CA RENNES (4e ch.), 9 janvier 2025
- TJ Lorient (Jme), 15 mars 2024 : RG n° 21/00196
CERCLAB - DOCUMENT N° 23724
CA RENNES (4e ch.), 9 janvier 2025 : RG n° 24/02411 ; arrêt n° 7
Publication : Judilibre
Extrait : « Le contrat du 6 septembre 2023 stipule qu'« en cas de litige portant sur le respect des clauses du présent contrat, les parties conviennent de saisir pour avis le conseil régional de l'ordre des architectes dont relève l'architecte, avant toute procédure judiciaire, sauf conservatoire. »
Il résulte de l'article 1134, alinéa 1er, devenu 1103 du code civil, et de l'article 122 du code de procédure civile que la clause d'un contrat instituant un recours préalable à l'avis du conseil régional de l'ordre des architectes et préalable à la saisine du juge constitue une fin de non-recevoir qui s'impose au juge si les parties l'invoquent. Cette clause n'est pas donc pas applicable à l'action exercée sur le fondement de l'article 145 du nouveau code de procédure civile dans le but de réunir des preuves et d'interrompre un délai (Cass. 3e civ., 28 mars 2007, n° 06-13.209). Dès lors, c'est uniquement par rapport à l'assignation au fond de la société Villa Kernével en date du 22 janvier 2021 que la cour peut se prononcer sur l'absence de saisine du CROA dont l'appelante se prévaut pour soutenir que l'action de l'intimé à son égard est irrecevable.
La société Villa Kernevel pour s'y opposer invoque plusieurs moyens qui ne peuvent prospérer.
En premier lieu, la clause instaure une saisine avant tout procès qui a force contractuelle obligatoire contrairement à ce que soutient l'intimée, laquelle ne peut davantage prétendre qu'il incombait à la société Sadou de saisir l'ordre des architectes alors qu'elle n'est pas à l'initiative de la saisine de la juridiction et que le défaut de saisine ne peut être régularisé en cours d'instance.
En deuxième lieu, la société Kernével est encore mal fondée à invoquer l'application du droit de la consommation pour soutenir que la clause est présumée abusive alors que la société Kernével, société en nom collectif, n'a pas qualité de consommateur.
En troisième lieu, selon l'article 1171 du code civil « dans un contrat d'adhésion, toute clause non négociable, déterminée à l'avance par l'une des parties, qui crée un déséquilibre significatif entre les droits et obligations des parties au contrat est réputée non écrite. L'appréciation du déséquilibre significatif ne porte ni sur l'objet principal du contrat ni sur l'adéquation du prix à la prestation ».

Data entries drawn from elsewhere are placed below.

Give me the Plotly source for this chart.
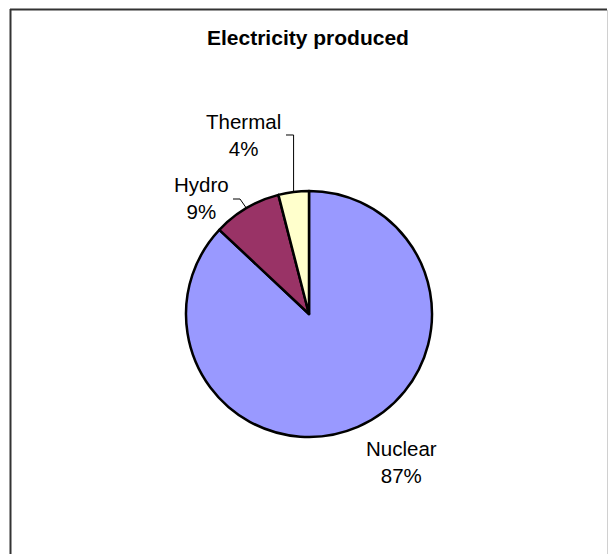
import math
import plotly.graph_objects as go

# ---- data ----
labels = ["Nuclear", "Hydro", "Thermal"]
values = [87, 9, 4]
colors = ["#9999FF", "#993366", "#FFFFCC"]
title_text = "Electricity produced"

# ---- layout helpers (pixel -> paper) ----
W, H = 608, 554
CX, CY, R = 309, 314, 123


def px(x):
    return x / W


def py(y):
    return 1 - y / H


total = sum(values)
pcts = [round(v / total * 100) for v in values]

fig = go.Figure(
    go.Pie(
        labels=labels,
        values=values,
        sort=False,
        direction="clockwise",
        rotation=0,
        marker=dict(colors=colors, line=dict(color="black", width=2.5)),
        textinfo="none",
        hoverinfo="label+percent",
        showlegend=False,
        domain=dict(x=[px(CX - R), px(CX + R)], y=[py(CY + R), py(CY - R)]),
    )
)

# label positions (pixel centres)
label_pos = {"Nuclear": (401, 462), "Hydro": (201, 198), "Thermal": (243, 135)}

annotations = [
    dict(
        x=px(308), y=py(38), xref="paper", yref="paper", text="<b>%s</b>" % title_text,
        showarrow=False, xanchor="center", yanchor="middle",
        font=dict(family="Arial, Liberation Sans, sans-serif", size=21, color="black"),
    )
]
for lab, p in zip(labels, pcts):
    x, y = label_pos[lab]
    annotations.append(
        dict(
            x=px(x), y=py(y), xref="paper", yref="paper", text="%s<br>%d%%" % (lab, p),
            showarrow=False, xanchor="center", yanchor="middle", align="center",
            font=dict(family="Arial, Liberation Sans, sans-serif", size=20.5, color="black"),
        )
    )

# slice mid-angle edge points (from data)
edge = {}
cum = 0
for lab, v in zip(labels, values):
    mid = (cum + v / 2) / total
    th = 2 * math.pi * mid
    edge[lab] = (CX + R * math.sin(th), CY - R * math.cos(th))
    cum += v

shapes = []
ex, ey = edge["Thermal"]
shapes.append(dict(type="path", xref="paper", yref="paper",
                   path="M %f %f L %f %f L %f %f" % (px(ex), py(ey), px(ex), py(135), px(286), py(135)),
                   line=dict(color="black", width=1)))
ex, ey = edge["Hydro"]
shapes.append(dict(type="path", xref="paper", yref="paper",
                   path="M %f %f L %f %f L %f %f" % (px(ex), py(ey), px(240), py(199), px(233), py(199)),
                   line=dict(color="black", width=1)))

# chart area border
shapes.append(dict(type="line", xref="paper", yref="paper", x0=px(10), y0=py(9.5), x1=px(607), y1=py(9.5),
                   line=dict(color="#333333", width=2)))
shapes.append(dict(type="line", xref="paper", yref="paper", x0=px(10.5), y0=py(9), x1=px(10.5), y1=py(560),
                   line=dict(color="#333333", width=2)))
shapes.append(dict(type="line", xref="paper", yref="paper", x0=px(607.5), y0=py(10), x1=px(607.5), y1=py(560),
                   line=dict(color="#d0d0d0", width=1)))

fig.update_layout(
    width=W, height=H,
    margin=dict(l=0, r=0, t=0, b=0),
    paper_bgcolor="white", plot_bgcolor="white",
    annotations=annotations,
    shapes=shapes,
    showlegend=False,
)

fig.write_html("out.html")
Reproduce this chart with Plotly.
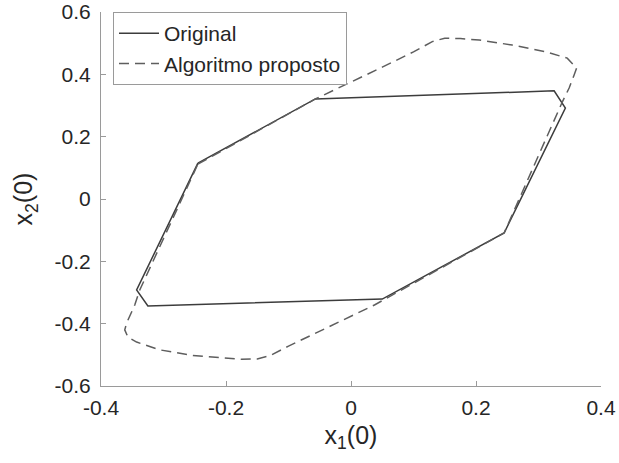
import plotly.graph_objects as go

# Original polygon (solid)
orig_x = [-0.245, -0.057, 0.325, 0.343, 0.245, 0.050, -0.325, -0.343, -0.245]
orig_y = [0.115, 0.321, 0.347, 0.292, -0.109, -0.321, -0.343, -0.292, 0.115]

# Proposed algorithm (dashed)
alg_x = [-0.245, -0.057, 0.050, 0.100, 0.130, 0.150, 0.175, 0.205, 0.258, 0.312, 0.346,
         0.361, 0.357, 0.349, 0.338, 0.245, 0.0375, -0.050, -0.100, -0.130, -0.150,
         -0.175, -0.205, -0.253, -0.306, -0.343, -0.357, -0.362, -0.359, -0.346, -0.338,
         -0.245]
alg_y = [0.112, 0.321, 0.423, 0.472, 0.505, 0.516, 0.515, 0.510, 0.494, 0.472, 0.452,
         0.420, 0.398, 0.356, 0.311, -0.109, -0.340, -0.423, -0.472, -0.503, -0.513,
         -0.514, -0.510, -0.502, -0.484, -0.459, -0.443, -0.420, -0.398, -0.340, -0.292,
         0.112]

x_ticks = [-0.4, -0.2, 0, 0.2, 0.4]
x_labels = ["-0.4", "-0.2", "0", "0.2", "0.4"]
y_ticks = [-0.6, -0.4, -0.2, 0, 0.2, 0.4, 0.6]
y_labels = ["-0.6", "-0.4", "-0.2", "0", "0.2", "0.4", "0.6"]

font_family = "Liberation Sans, Arial, sans-serif"

fig = go.Figure()
fig.add_trace(go.Scatter(x=orig_x, y=orig_y, mode="lines", name="Original",
                         line=dict(color="#3c3c3c", width=1.5)))
fig.add_trace(go.Scatter(x=alg_x, y=alg_y, mode="lines", name="Algoritmo proposto",
                         line=dict(color="#5e5e5e", width=1.5, dash="10px,6px")))

axis_common = dict(showgrid=False, zeroline=False, showline=True, linecolor="#9a9a9a",
                   linewidth=1, ticks="inside", ticklen=5, tickcolor="#9a9a9a",
                   tickfont=dict(family=font_family, size=21, color="#262626"),
                   mirror=False, automargin=False)

fig.update_layout(
    width=619, height=463,
    margin=dict(l=101, r=18, t=12, b=77),
    paper_bgcolor="white", plot_bgcolor="white",
    font=dict(family=font_family, color="#262626"),
    xaxis=dict(range=[-0.4, 0.4], tickvals=x_ticks, ticktext=x_labels,
               ticklabelstandoff=3,
               title=dict(text="x<sub>1</sub>(0)", font=dict(size=25), standoff=8),
               **axis_common),
    yaxis=dict(range=[-0.6, 0.6], tickvals=y_ticks, ticktext=y_labels,
               ticklabelstandoff=5,
               title=dict(text="x<sub>2</sub>(0)", font=dict(size=25), standoff=14),
               **axis_common),
    legend=dict(x=0.024, y=1.0, xanchor="left", yanchor="top",
                bordercolor="#9a9a9a", borderwidth=1, bgcolor="white",
                font=dict(family=font_family, size=21, color="#262626"),
                tracegroupgap=0, itemwidth=40),
    showlegend=True,
)

fig.write_html("out.html")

De manière générale, une telle ingérence dans le droit d'accès au juge est justifiée, ne portant pas une atteinte disproportionnée à ce droit d'accès au juge ni ne méconnait les articles 6, § 1, de la Convention européenne des droits de l'homme et 1er du Protocole additionnel n°1 à la Convention (Cass. 3e civ., 7 mars 2024, n° 21-22.372).
En l'espèce, la société Villa Kernével, spécialiste de l'immobilier qui travaille usuellement avec la maîtrise d'œuvre ne pouvait méconnaitre la clause litigieuse. S'il s'agit d'une clause type, elle ne démontre pas qu'elle lui a été imposée alors qu'en qualité de promoteur elle avait une puissance financière qui lui permettait de négocier le contrat. En différant provisoirement l'accès au juge, la clause vise un but légitime en ce qu'elle vise à assurer la force obligatoire du contrat en rendant effective la recherche préalable d'une solution amiable que les parties ont entendu s'imposer à elles-mêmes, avant toute action judiciaire. Elle ne prouve pas en conséquence l'existence d'un déséquilibre significatif.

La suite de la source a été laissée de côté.